• SUPPLIED DATA
(begin)
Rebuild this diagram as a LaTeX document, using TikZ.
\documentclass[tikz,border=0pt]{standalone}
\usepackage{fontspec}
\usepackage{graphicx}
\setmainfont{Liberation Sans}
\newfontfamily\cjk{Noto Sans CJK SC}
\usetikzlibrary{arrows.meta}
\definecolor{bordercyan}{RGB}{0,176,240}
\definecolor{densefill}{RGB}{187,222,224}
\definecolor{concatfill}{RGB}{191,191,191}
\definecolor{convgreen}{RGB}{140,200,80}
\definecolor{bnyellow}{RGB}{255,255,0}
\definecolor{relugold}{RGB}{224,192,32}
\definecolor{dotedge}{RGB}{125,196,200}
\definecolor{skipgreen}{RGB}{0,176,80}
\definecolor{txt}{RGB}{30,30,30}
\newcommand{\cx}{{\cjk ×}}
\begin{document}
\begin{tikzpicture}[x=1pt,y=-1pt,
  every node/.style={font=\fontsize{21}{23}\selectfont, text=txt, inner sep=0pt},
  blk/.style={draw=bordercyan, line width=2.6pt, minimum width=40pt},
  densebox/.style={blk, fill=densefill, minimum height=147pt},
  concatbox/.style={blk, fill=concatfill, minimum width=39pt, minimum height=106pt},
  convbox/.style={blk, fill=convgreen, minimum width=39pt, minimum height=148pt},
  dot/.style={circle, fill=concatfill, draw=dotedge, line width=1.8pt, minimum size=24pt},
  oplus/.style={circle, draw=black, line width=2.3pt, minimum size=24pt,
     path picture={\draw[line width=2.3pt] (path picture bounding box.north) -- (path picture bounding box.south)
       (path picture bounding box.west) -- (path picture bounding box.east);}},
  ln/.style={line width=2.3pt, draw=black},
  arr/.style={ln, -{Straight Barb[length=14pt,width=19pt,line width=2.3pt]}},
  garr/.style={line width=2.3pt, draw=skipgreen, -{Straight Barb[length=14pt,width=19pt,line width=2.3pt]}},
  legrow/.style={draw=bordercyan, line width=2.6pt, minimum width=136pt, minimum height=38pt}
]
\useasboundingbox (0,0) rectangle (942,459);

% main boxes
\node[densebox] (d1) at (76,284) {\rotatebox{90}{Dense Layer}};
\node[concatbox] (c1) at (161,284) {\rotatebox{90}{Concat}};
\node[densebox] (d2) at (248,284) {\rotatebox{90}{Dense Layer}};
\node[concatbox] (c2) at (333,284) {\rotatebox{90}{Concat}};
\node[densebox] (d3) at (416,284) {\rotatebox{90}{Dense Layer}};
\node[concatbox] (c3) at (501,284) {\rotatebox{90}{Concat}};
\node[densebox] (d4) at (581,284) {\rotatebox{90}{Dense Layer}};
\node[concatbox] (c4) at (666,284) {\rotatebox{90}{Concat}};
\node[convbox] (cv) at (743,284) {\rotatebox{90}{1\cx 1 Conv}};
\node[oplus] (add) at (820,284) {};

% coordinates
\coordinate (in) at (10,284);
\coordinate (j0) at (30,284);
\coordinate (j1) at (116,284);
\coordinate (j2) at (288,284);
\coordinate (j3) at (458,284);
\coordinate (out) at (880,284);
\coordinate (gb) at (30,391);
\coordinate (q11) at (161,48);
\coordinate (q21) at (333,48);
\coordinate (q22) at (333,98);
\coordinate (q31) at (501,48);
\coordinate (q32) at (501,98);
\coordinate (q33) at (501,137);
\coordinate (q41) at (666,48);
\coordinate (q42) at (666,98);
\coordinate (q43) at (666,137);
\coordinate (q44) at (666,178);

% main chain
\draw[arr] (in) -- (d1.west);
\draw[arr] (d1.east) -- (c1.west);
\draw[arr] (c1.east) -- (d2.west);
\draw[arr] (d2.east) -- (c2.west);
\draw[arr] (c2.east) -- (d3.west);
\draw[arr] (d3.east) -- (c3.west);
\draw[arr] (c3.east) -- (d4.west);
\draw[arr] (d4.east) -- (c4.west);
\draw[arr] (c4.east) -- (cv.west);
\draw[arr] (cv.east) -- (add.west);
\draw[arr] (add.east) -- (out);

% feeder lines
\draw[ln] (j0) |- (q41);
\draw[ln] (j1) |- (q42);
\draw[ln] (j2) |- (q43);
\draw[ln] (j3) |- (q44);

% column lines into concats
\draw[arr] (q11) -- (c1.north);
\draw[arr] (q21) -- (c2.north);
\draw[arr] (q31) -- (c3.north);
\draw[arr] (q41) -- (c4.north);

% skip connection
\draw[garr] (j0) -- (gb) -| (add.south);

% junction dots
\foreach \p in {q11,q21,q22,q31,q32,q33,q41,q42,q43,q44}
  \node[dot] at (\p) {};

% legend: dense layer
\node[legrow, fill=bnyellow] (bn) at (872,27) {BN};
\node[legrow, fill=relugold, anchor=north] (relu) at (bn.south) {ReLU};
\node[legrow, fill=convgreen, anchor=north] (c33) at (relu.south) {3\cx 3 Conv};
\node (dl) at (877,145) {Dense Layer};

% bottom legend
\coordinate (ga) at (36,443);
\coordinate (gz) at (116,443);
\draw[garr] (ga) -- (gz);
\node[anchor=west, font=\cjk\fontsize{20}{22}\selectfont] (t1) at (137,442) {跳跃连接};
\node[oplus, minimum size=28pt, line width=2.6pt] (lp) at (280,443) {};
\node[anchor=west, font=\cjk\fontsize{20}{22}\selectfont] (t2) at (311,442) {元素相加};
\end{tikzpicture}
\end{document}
(end)
• WHAT YOU SHOULD DO
Each line of the material above needs to be quoted exactly, please.

• FINISHED EXERCISE
Rebuild this diagram as a LaTeX document, using TikZ.
\documentclass[tikz,border=0pt]{standalone}
\usepackage{fontspec}
\usepackage{graphicx}
\setmainfont{Liberation Sans}
\newfontfamily\cjk{Noto Sans CJK SC}
\usetikzlibrary{arrows.meta}
\definecolor{bordercyan}{RGB}{0,176,240}
\definecolor{densefill}{RGB}{187,222,224}
\definecolor{concatfill}{RGB}{191,191,191}
\definecolor{convgreen}{RGB}{140,200,80}
\definecolor{bnyellow}{RGB}{255,255,0}
\definecolor{relugold}{RGB}{224,192,32}
\definecolor{dotedge}{RGB}{125,196,200}
\definecolor{skipgreen}{RGB}{0,176,80}
\definecolor{txt}{RGB}{30,30,30}
\newcommand{\cx}{{\cjk ×}}
\begin{document}
\begin{tikzpicture}[x=1pt,y=-1pt,
  every node/.style={font=\fontsize{21}{23}\selectfont, text=txt, inner sep=0pt},
  blk/.style={draw=bordercyan, line width=2.6pt, minimum width=40pt},
  densebox/.style={blk, fill=densefill, minimum height=147pt},
  concatbox/.style={blk, fill=concatfill, minimum width=39pt, minimum height=106pt},
  convbox/.style={blk, fill=convgreen, minimum width=39pt, minimum height=148pt},
  dot/.style={circle, fill=concatfill, draw=dotedge, line width=1.8pt, minimum size=24pt},
  oplus/.style={circle, draw=black, line width=2.3pt, minimum size=24pt,
     path picture={\draw[line width=2.3pt] (path picture bounding box.north) -- (path picture bounding box.south)
       (path picture bounding box.west) -- (path picture bounding box.east);}},
  ln/.style={line width=2.3pt, draw=black},
  arr/.style={ln, -{Straight Barb[length=14pt,width=19pt,line width=2.3pt]}},
  garr/.style={line width=2.3pt, draw=skipgreen, -{Straight Barb[length=14pt,width=19pt,line width=2.3pt]}},
  legrow/.style={draw=bordercyan, line width=2.6pt, minimum width=136pt, minimum height=38pt}
]
\useasboundingbox (0,0) rectangle (942,459);

% main boxes
\node[densebox] (d1) at (76,284) {\rotatebox{90}{Dense Layer}};
\node[concatbox] (c1) at (161,284) {\rotatebox{90}{Concat}};
\node[densebox] (d2) at (248,284) {\rotatebox{90}{Dense Layer}};
\node[concatbox] (c2) at (333,284) {\rotatebox{90}{Concat}};
\node[densebox] (d3) at (416,284) {\rotatebox{90}{Dense Layer}};
\node[concatbox] (c3) at (501,284) {\rotatebox{90}{Concat}};
\node[densebox] (d4) at (581,284) {\rotatebox{90}{Dense Layer}};
\node[concatbox] (c4) at (666,284) {\rotatebox{90}{Concat}};
\node[convbox] (cv) at (743,284) {\rotatebox{90}{1\cx 1 Conv}};
\node[oplus] (add) at (820,284) {};

% coordinates
\coordinate (in) at (10,284);
\coordinate (j0) at (30,284);
\coordinate (j1) at (116,284);
\coordinate (j2) at (288,284);
\coordinate (j3) at (458,284);
\coordinate (out) at (880,284);
\coordinate (gb) at (30,391);
\coordinate (q11) at (161,48);
\coordinate (q21) at (333,48);
\coordinate (q22) at (333,98);
\coordinate (q31) at (501,48);
\coordinate (q32) at (501,98);
\coordinate (q33) at (501,137);
\coordinate (q41) at (666,48);
\coordinate (q42) at (666,98);
\coordinate (q43) at (666,137);
\coordinate (q44) at (666,178);

% main chain
\draw[arr] (in) -- (d1.west);
\draw[arr] (d1.east) -- (c1.west);
\draw[arr] (c1.east) -- (d2.west);
\draw[arr] (d2.east) -- (c2.west);
\draw[arr] (c2.east) -- (d3.west);
\draw[arr] (d3.east) -- (c3.west);
\draw[arr] (c3.east) -- (d4.west);
\draw[arr] (d4.east) -- (c4.west);
\draw[arr] (c4.east) -- (cv.west);
\draw[arr] (cv.east) -- (add.west);
\draw[arr] (add.east) -- (out);

% feeder lines
\draw[ln] (j0) |- (q41);
\draw[ln] (j1) |- (q42);
\draw[ln] (j2) |- (q43);
\draw[ln] (j3) |- (q44);

% column lines into concats
\draw[arr] (q11) -- (c1.north);
\draw[arr] (q21) -- (c2.north);
\draw[arr] (q31) -- (c3.north);
\draw[arr] (q41) -- (c4.north);

% skip connection
\draw[garr] (j0) -- (gb) -| (add.south);

% junction dots
\foreach \p in {q11,q21,q22,q31,q32,q33,q41,q42,q43,q44}
  \node[dot] at (\p) {};

% legend: dense layer
\node[legrow, fill=bnyellow] (bn) at (872,27) {BN};
\node[legrow, fill=relugold, anchor=north] (relu) at (bn.south) {ReLU};
\node[legrow, fill=convgreen, anchor=north] (c33) at (relu.south) {3\cx 3 Conv};
\node (dl) at (877,145) {Dense Layer};

% bottom legend
\coordinate (ga) at (36,443);
\coordinate (gz) at (116,443);
\draw[garr] (ga) -- (gz);
\node[anchor=west, font=\cjk\fontsize{20}{22}\selectfont] (t1) at (137,442) {跳跃连接};
\node[oplus, minimum size=28pt, line width=2.6pt] (lp) at (280,443) {};
\node[anchor=west, font=\cjk\fontsize{20}{22}\selectfont] (t2) at (311,442) {元素相加};
\end{tikzpicture}
\end{document}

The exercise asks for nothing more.